┌────────

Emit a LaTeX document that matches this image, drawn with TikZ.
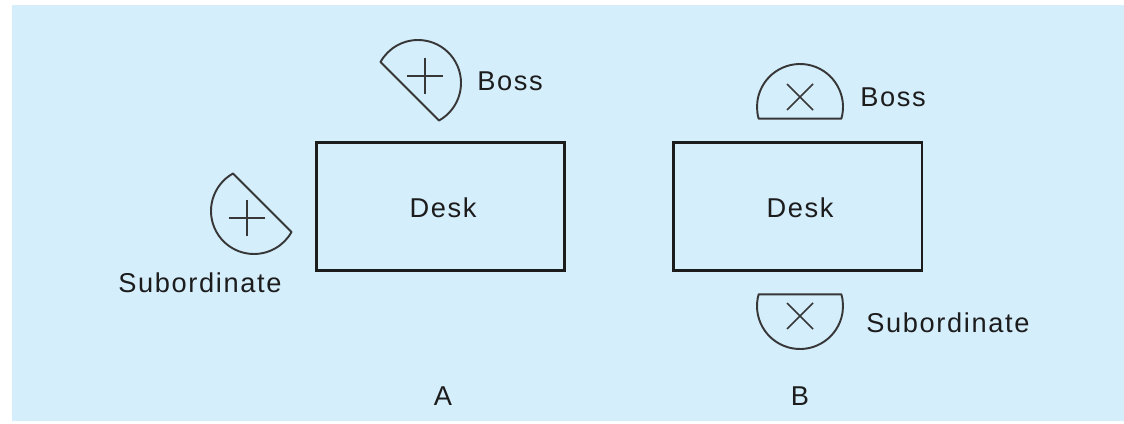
\documentclass[tikz,border=0pt]{standalone}
\usepackage{fontspec}
\setmainfont{Liberation Sans}[LetterSpace=6]
\definecolor{bgblue}{RGB}{213,238,252}
\definecolor{ink}{RGB}{28,28,28}
\definecolor{seatink}{RGB}{55,55,55}
\tikzset{
  desk/.style={draw=ink, line width=1.7pt, minimum width=4.98cm, minimum height=2.58cm, inner sep=0pt},
  lbl/.style={inner sep=0pt, text=ink, font=\fontsize{15.5}{18}\selectfont},
  seat/.style={draw=seatink, line width=1.1pt, line join=round},
  crossline/.style={draw=seatink, line width=0.9pt},
  % person seen from above: arc with flat back, cross on the head
  person/.pic={
    \path[seat] (-15.8:43) arc[start angle=-15.8, end angle=195.8, radius=43] -- cycle;
    \path[crossline] (-13,-3) -- (13,23) (-13,23) -- (13,-3);
  }
}
\begin{document}
\begin{tikzpicture}[x=0.02cm, y=0.02cm]
  % background
  \useasboundingbox (0,0) rectangle (1124,423);
  \fill[bgblue] (12,2) rectangle (1124,418);
  % A
  \node[desk] (deskA) at (440.5,216.5) {};
  \node[lbl] (deskAtxt) at (443,215) {Desk};
  \pic[rotate=-45] (bossA) at (418,340) {person};
  \node[lbl, anchor=west] (bossAtxt) at (477,342) {Boss};
  \pic[rotate=135] (subA) at (254,212) {person};
  \node[lbl] (subAtxt) at (200,140) {Subordinate};
  \node[lbl] (labA) at (443,27) {A};
  % B
  \node[desk] (deskB) at (797.5,216.5) {};
  \node[lbl] (deskBtxt) at (800,215) {Desk};
  \pic (bossB) at (800,316) {person};
  \node[lbl, anchor=west] (bossBtxt) at (860,326) {Boss};
  \pic[rotate=180] (subB) at (800,117) {person};
  \node[lbl, anchor=west] (subBtxt) at (866,100) {Subordinate};
  \node[lbl] (labB) at (800,27) {B};
\end{tikzpicture}
\end{document}
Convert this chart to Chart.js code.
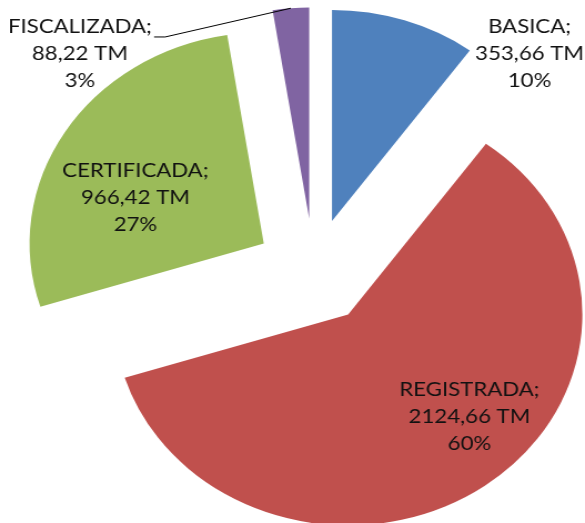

└────────

Goal → Give the number of lines where the string "this" occurs, without any further text.

Output of the exercise → 2